Cuando en casi todo bolsillo hay un dispositivo con cámara integrada que permite fotografiar con inmediatez cualquier suceso que ocurra, o panorama que se extienda, ante nuestros ojos, resulta muy de agradecer la serena calma en la composición. Ese proceso en que se medita y se escoge qué se incluye y qué no, de qué manera, con qué doble exposición sería idóneo recombinar estas imágenes, este encuadre o aquél, este filtro, o esos tres segundos extra de inmersión en la cubeta.
La celeridad con que se dispara hoy ha pervertido una parte de la esencia que llevó a Daguerre y Niépce a construir la Fotografía, como metáfora instantánea de un cuadro, debidamente elaborada.

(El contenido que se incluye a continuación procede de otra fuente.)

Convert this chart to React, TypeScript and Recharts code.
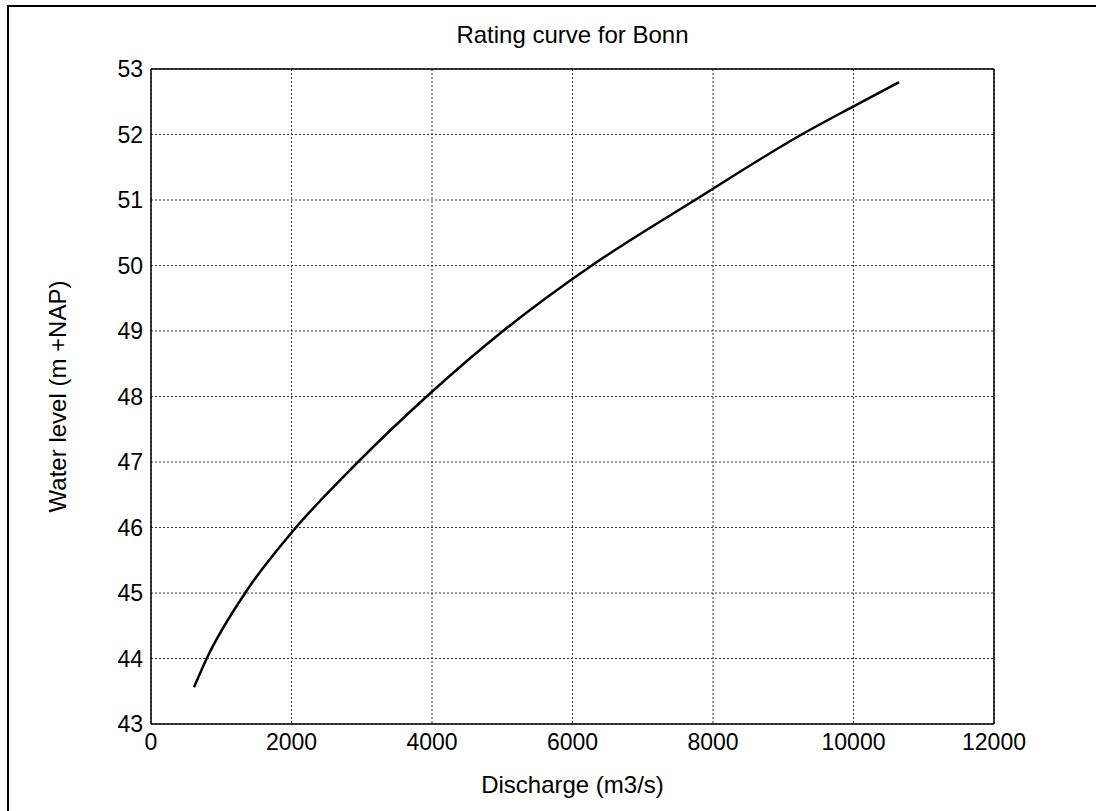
import React from 'react';
import { LineChart, Line, XAxis, YAxis, CartesianGrid, ReferenceLine } from 'recharts';

// discharge (m3/s) vs water level (m +NAP)
const discharge = [612, 793, 1340, 2000, 2947, 3924, 5011, 6274, 7744, 9262, 10000, 10648];
const waterLevel = [43.56, 44.0, 45.0, 45.92, 47.0, 48.0, 49.0, 50.0, 51.0, 52.0, 52.43, 52.8];

const xTicks = [0, 2000, 4000, 6000, 8000, 10000, 12000];
const yTicks = [43, 44, 45, 46, 47, 48, 49, 50, 51, 52, 53];

const data = discharge.map((q, i) => ({ q, h: waterLevel[i] }));

const font = '"Liberation Sans", Arial, sans-serif';
const tickStyle = { fill: '#000', fontSize: 23, fontFamily: font };

const App: React.FC = () => {
    return (
        <div style={{ position: 'fixed', left: 0, top: 0, width: 1096, height: 811, overflow: 'hidden', background: '#fff' }}>
            <div
                style={{
                    position: 'absolute',
                    left: 7,
                    top: 5,
                    width: 1200,
                    height: 900,
                    borderLeft: '2px solid #000',
                    borderTop: '2px solid #000',
                }}
            />
            <div
                style={{
                    position: 'absolute',
                    left: 151,
                    width: 843,
                    top: 23,
                    textAlign: 'center',
                    fontFamily: font,
                    fontSize: 24,
                    lineHeight: '24px',
                    color: '#000',
                }}
            >
                Rating curve for Bonn
            </div>
            <div style={{ position: 'absolute', left: 0, top: 0 }}>
                <LineChart width={1096} height={811} data={data} margin={{ top: 69, right: 102, left: 40, bottom: 0 }}>
                    <CartesianGrid stroke="#333" strokeDasharray="2 2" />
                    <XAxis
                        dataKey="q"
                        type="number"
                        domain={[0, 12000]}
                        ticks={xTicks}
                        height={87}
                        tickLine={false}
                        tickSize={0}
                        tickMargin={10}
                        axisLine={{ stroke: '#000', strokeWidth: 1.5 }}
                        tick={tickStyle}
                        label={{ value: 'Discharge (m3/s)', position: 'insideBottom', offset: 18, style: { fill: '#000', fontSize: 24, fontFamily: font } }}
                    />
                    <YAxis
                        dataKey="h"
                        type="number"
                        domain={[43, 53]}
                        ticks={yTicks}
                        width={111}
                        tickLine={false}
                        tickSize={0}
                        tickMargin={8}
                        axisLine={{ stroke: '#000', strokeWidth: 1.5 }}
                        tick={tickStyle}
                        label={{ value: 'Water level (m +NAP)', angle: -90, position: 'insideLeft', offset: 17, style: { textAnchor: 'middle', fill: '#000', fontSize: 24, fontFamily: font } }}
                    />
                    <ReferenceLine y={53} stroke="#000" strokeWidth={1.5} />
                    <ReferenceLine x={12000} stroke="#000" strokeWidth={1.5} />
                    <Line type="monotone" dataKey="h" stroke="#000" strokeWidth={2.5} dot={false} isAnimationActive={false} />
                </LineChart>
            </div>
        </div>
    );
};

export default App;
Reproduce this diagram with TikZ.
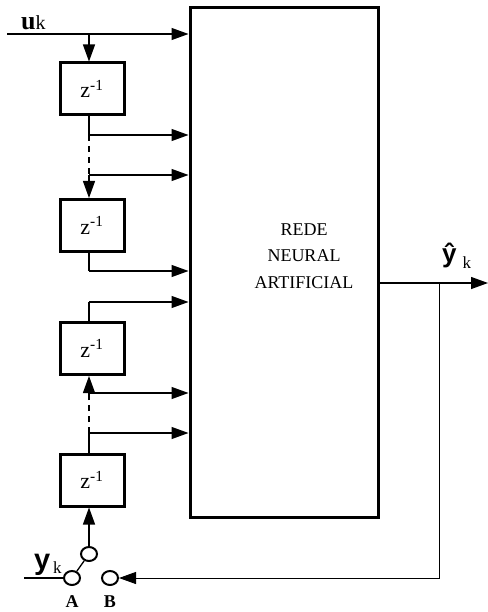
\documentclass[tikz,border=0pt]{standalone}
\usepackage{fontspec}
\setmainfont{Liberation Serif}
\setsansfont{Liberation Sans}
\usetikzlibrary{arrows.meta, shapes.geometric}

\begin{document}
\begin{tikzpicture}[x=1bp, y=-1bp,
    rna/.style={draw, line width=3bp, minimum width=188bp, minimum height=509bp, inner sep=0pt},
    rnatext/.style={align=center, font=\fontsize{18bp}{26.5bp}\selectfont},
    delay/.style={draw, line width=3bp, minimum width=64bp, minimum height=52bp, inner sep=0pt,
      font=\fontsize{22bp}{22bp}\selectfont},
    sw/.style={draw, line width=2bp, ellipse, minimum width=16bp, minimum height=14bp, inner sep=0pt},
    wire/.style={line width=1.3bp},
    arr/.style={wire, -{Triangle[length=17bp, width=12bp]}},
    lbl/.style={inner sep=0pt}
  ]
  \useasboundingbox (0,0) rectangle (488,612);
  % network and delay line
  \node[rna] (rna) at (284,262.5) {};
  \node[rnatext] (rnatxt) at (304,256) {REDE\\NEURAL\\ARTIFICIAL};
  \node[delay] (d1) at (92,89) {z\textsuperscript{-1}};
  \node[delay] (d2) at (92,225.5) {z\textsuperscript{-1}};
  \node[delay] (d3) at (92,348.5) {z\textsuperscript{-1}};
  \node[delay] (d4) at (92,480) {z\textsuperscript{-1}};
  % switch
  \node[sw] (swA) at (72,578) {};
  \node[sw] (swC) at (89,554) {};
  \node[sw] (swB) at (110,578) {};
  % labels
  \node[lbl, anchor=base west] (ulab) at (21,30) {{\fontsize{26bp}{26bp}\selectfont\bfseries u}{\fontsize{20bp}{20bp}\selectfont k}};
  \node[lbl, anchor=base west] (ylab) at (34,569) {{\fontsize{29bp}{29bp}\selectfont\sffamily\bfseries y}\raisebox{-4bp}{\fontsize{17bp}{17bp}\selectfont\,k}};
  \node[lbl, anchor=base west] (yhat) at (442,262) {{\fontsize{26bp}{26bp}\selectfont\sffamily\bfseries\^{y}}\raisebox{-6bp}{\fontsize{17bp}{17bp}\selectfont\hspace{6bp}k}};
  \node[lbl, font=\fontsize{18bp}{18bp}\selectfont\bfseries] (labA) at (72,602) {A};
  \node[lbl, font=\fontsize{18bp}{18bp}\selectfont\bfseries] (labB) at (110,602) {B};
  % taps
  \coordinate (uin) at (7,34);
  \coordinate (t1) at (89,135);
  \coordinate (t2) at (89,175);
  \coordinate (t3) at (89,271);
  \coordinate (t4) at (89,302);
  \coordinate (t5) at (89,393);
  \coordinate (t6) at (89,433);
  \coordinate (yin) at (24,578);
  \coordinate (yout) at (488,283);
  \coordinate (fbtop) at (439,283);
  \coordinate (fbbot) at (439,578);

  \draw[arr] (uin) -- (uin -| rna.west);
  \draw[arr] (uin -| t1) -- (d1.north -| t1);
  \draw[wire] (d1.south -| t1) -- (t1);
  \draw[wire, dash pattern=on 6bp off 5bp] (t1) -- (t2);
  \draw[arr] (t2) -- (d2.north -| t2);
  \draw[wire] (d2.south -| t3) -- (t3);
  \draw[wire] (t4) -- (d3.north -| t4);
  \draw[arr] (t5) -- (d3.south -| t5);
  \draw[wire, dash pattern=on 6bp off 5bp] (t6) -- (t5);
  \draw[wire] (d4.north -| t6) -- (t6);
  \foreach \t in {t1,t2,t3,t4,t5,t6}
    \draw[arr] (\t) -- (\t -| rna.west);
  % switch and feedback
  \draw[wire] (yin) -- (swA);
  \draw[wire] (swA) -- (swC);
  \draw[arr] (swC) -- (d4.south -| swC);
  \draw[arr] (rna.east |- yout) -- (yout);
  \draw[arr, line width=1bp] (fbtop) -- (fbbot) -- (swB);
\end{tikzpicture}
\end{document}
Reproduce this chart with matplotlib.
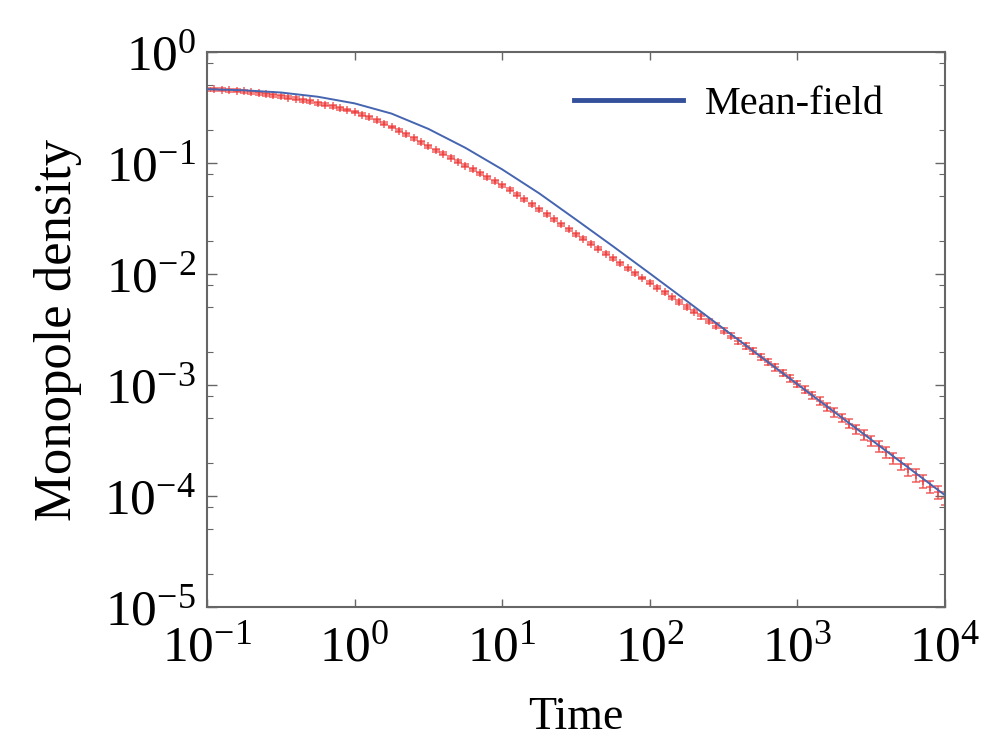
import numpy as np
import matplotlib
matplotlib.use("Agg")
import matplotlib.pyplot as plt
from matplotlib.ticker import LogLocator, FuncFormatter, NullLocator

plt.rcParams["font.family"] = ["Liberation Serif", "DejaVu Serif"]
plt.rcParams["mathtext.fontset"] = "custom"
plt.rcParams["mathtext.rm"] = "Liberation Serif"
plt.rcParams["mathtext.it"] = "Liberation Serif:italic"

# Mean-field curve, log10 of time and density
mf_log_time = [-1.00, -0.75, -0.50, -0.25, 0.00, 0.25, 0.50, 0.75, 1.00, 1.25,
               1.50, 1.75, 2.00, 2.25, 2.50, 2.75, 3.00, 3.50, 4.00]
mf_log_density = [-0.335, -0.345, -0.365, -0.403, -0.463, -0.555, -0.693,
                  -0.863, -1.058, -1.273, -1.510, -1.750, -1.995, -2.243,
                  -2.493, -2.743, -2.993, -3.493, -3.993]

# Simulation points: log10(time) and log10(density)
sim_log_time = [
    -1.00, -0.95, -0.90, -0.85, -0.80, -0.75, -0.70, -0.65, -0.60, -0.55,
    -0.50, -0.45, -0.40, -0.35, -0.30, -0.25, -0.20, -0.15, -0.10, -0.05,
    0.00, 0.05, 0.10, 0.15, 0.20, 0.25, 0.30, 0.35, 0.40, 0.45,
    0.50, 0.55, 0.60, 0.65, 0.70, 0.75, 0.80, 0.85, 0.90, 0.95,
    1.00, 1.05, 1.10, 1.15, 1.20, 1.25, 1.30, 1.35, 1.40, 1.45,
    1.50, 1.55, 1.60, 1.65, 1.70, 1.75, 1.80, 1.85, 1.90, 1.95,
    2.00, 2.05, 2.10, 2.15, 2.20, 2.25, 2.30, 2.35, 2.40, 2.45,
    2.50, 2.55, 2.60, 2.65, 2.70, 2.75, 2.80, 2.85, 2.90, 2.95,
    3.00, 3.05, 3.10, 3.15, 3.20, 3.25, 3.30, 3.35, 3.40, 3.45,
    3.50, 3.55, 3.60, 3.65, 3.70, 3.75, 3.80, 3.85, 3.90, 3.95,
    4.00,
]
sim_log_density = [
    -0.335, -0.337, -0.340, -0.344, -0.349, -0.355, -0.362, -0.370, -0.379, -0.389,
    -0.400, -0.410, -0.421, -0.433, -0.446, -0.460, -0.475, -0.490, -0.506, -0.522,
    -0.540, -0.564, -0.590, -0.617, -0.646, -0.676, -0.708, -0.741, -0.776, -0.812,
    -0.850, -0.884, -0.918, -0.953, -0.988, -1.023, -1.058, -1.093, -1.128, -1.164,
    -1.200, -1.242, -1.285, -1.328, -1.372, -1.416, -1.460, -1.505, -1.550, -1.595,
    -1.640, -1.684, -1.728, -1.772, -1.816, -1.860, -1.904, -1.948, -1.992, -2.036,
    -2.080, -2.123, -2.166, -2.209, -2.252, -2.295, -2.338, -2.381, -2.424, -2.467,
    -2.510, -2.556, -2.602, -2.649, -2.696, -2.744, -2.792, -2.841, -2.890, -2.940,
    -2.990, -3.041, -3.092, -3.143, -3.194, -3.245, -3.296, -3.347, -3.398, -3.449,
    -3.500, -3.552, -3.604, -3.656, -3.708, -3.760, -3.812, -3.864, -3.916, -3.968,
    -4.020,
]
# relative error of each simulation point
sim_rel_err = [
    0.03, 0.03, 0.03, 0.03, 0.03, 0.03, 0.03, 0.03, 0.03, 0.03,
    0.03, 0.03, 0.03, 0.03, 0.03, 0.03, 0.03, 0.03, 0.03, 0.03,
    0.03, 0.03, 0.03, 0.03, 0.03, 0.03, 0.03, 0.03, 0.03, 0.03,
    0.03, 0.03, 0.03, 0.03, 0.03, 0.03, 0.03, 0.03, 0.03, 0.03,
    0.03, 0.03, 0.03, 0.03, 0.03, 0.03, 0.03, 0.03, 0.03, 0.03,
    0.03, 0.03, 0.03, 0.03, 0.03, 0.03, 0.03, 0.03, 0.03, 0.03,
    0.03, 0.03, 0.035, 0.035, 0.04, 0.04, 0.04, 0.045, 0.045, 0.05,
    0.05, 0.05, 0.055, 0.055, 0.06, 0.06, 0.06, 0.065, 0.065, 0.07,
    0.07, 0.075, 0.08, 0.08, 0.085, 0.09, 0.09, 0.095, 0.10, 0.10,
    0.105, 0.11, 0.11, 0.115, 0.12, 0.12, 0.125, 0.13, 0.13, 0.135,
    0.14,
]

mf_time = 10 ** np.array(mf_log_time)
mf_density = 10 ** np.array(mf_log_density)
sim_time = 10 ** np.array(sim_log_time)
sim_density = 10 ** np.array(sim_log_density)
sim_err = sim_density * np.array(sim_rel_err)

fig = plt.figure(figsize=(9.93, 7.47), dpi=100)
ax = fig.add_axes([0.2085, 0.1874, 0.7432, 0.743])

ax.errorbar(sim_time, sim_density, yerr=sim_err, fmt="+", color="#ee3a3a",
            ms=6, mew=1.1, elinewidth=1.1, capsize=3, capthick=1.1,
            alpha=0.8, zorder=2)
ax.plot(mf_time, mf_density, color="#4565b0", lw=1.4, zorder=3,
        label="Mean-field")

ax.set_xscale("log")
ax.set_yscale("log")
ax.set_xlim(0.1, 1e4)
ax.set_ylim(1e-5, 1)

fmt = FuncFormatter(lambda v, p: r"$\mathregular{10^{%d}}$" % round(np.log10(v)))
ax.xaxis.set_major_locator(LogLocator(base=10, numticks=10))
ax.xaxis.set_minor_locator(NullLocator())
ax.xaxis.set_major_formatter(fmt)
ax.yaxis.set_major_locator(LogLocator(base=10, numticks=10))
ax.yaxis.set_minor_locator(LogLocator(base=10, subs=(2, 5, 8), numticks=10))
ax.yaxis.set_major_formatter(fmt)
ax.yaxis.set_minor_formatter(FuncFormatter(lambda v, p: ""))

ax.tick_params(which="both", direction="in", top=True, right=True,
               color="#666666", labelsize=37)
ax.tick_params(axis="x", which="major", length=6, width=1.0, pad=13)
ax.tick_params(axis="y", which="major", length=7, width=1.0, pad=8)
ax.tick_params(axis="y", which="minor", length=4, width=0.8)
for sp in ax.spines.values():
    sp.set_color("#666666")
    sp.set_linewidth(1.5)

ax.set_xlabel("Time", fontsize=33, labelpad=18)
ax.set_ylabel("Monopole density", fontsize=38, labelpad=16)

leg = ax.legend(loc="center right", bbox_to_anchor=(0.945, 0.905), frameon=False,
                fontsize=29, handlelength=2.7, handletextpad=0.55, borderpad=0)
leg.get_lines()[0].set_linewidth(3.5)
leg.get_lines()[0].set_color("#34509a")

fig.savefig("out.png", dpi=100)
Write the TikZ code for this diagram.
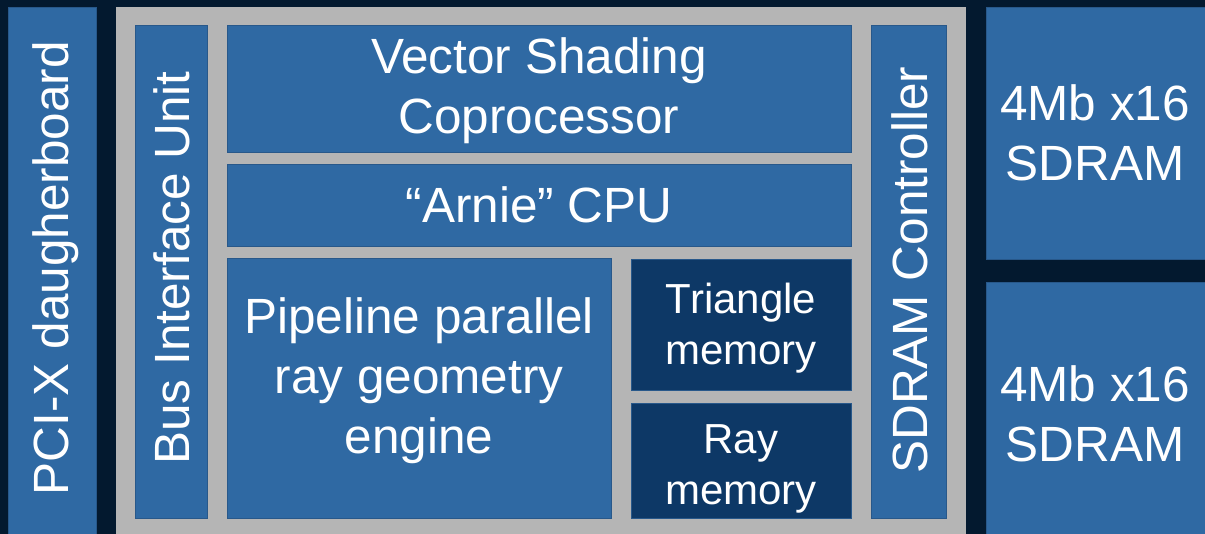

Aquella niña que correteaba y bebía en las mil fuentes de su ciudad, absorbía por ósmosis el acervo histórico, el poso centenario de las cañerías, las partículas de arte en suspensión sobre la tórrida atmósfera setabense y, cómo no, las cenizas de plata -de las fotografías al arder- que aún flotan sobre la Guernika valenciana desde aquel último conato de arrasarla con fuego en febrero del 39. De haber vivido en aquellas circunstancias, Luisa Gutiérrez bien pudiera haberse convertido en la Vivian Maier mediterránea.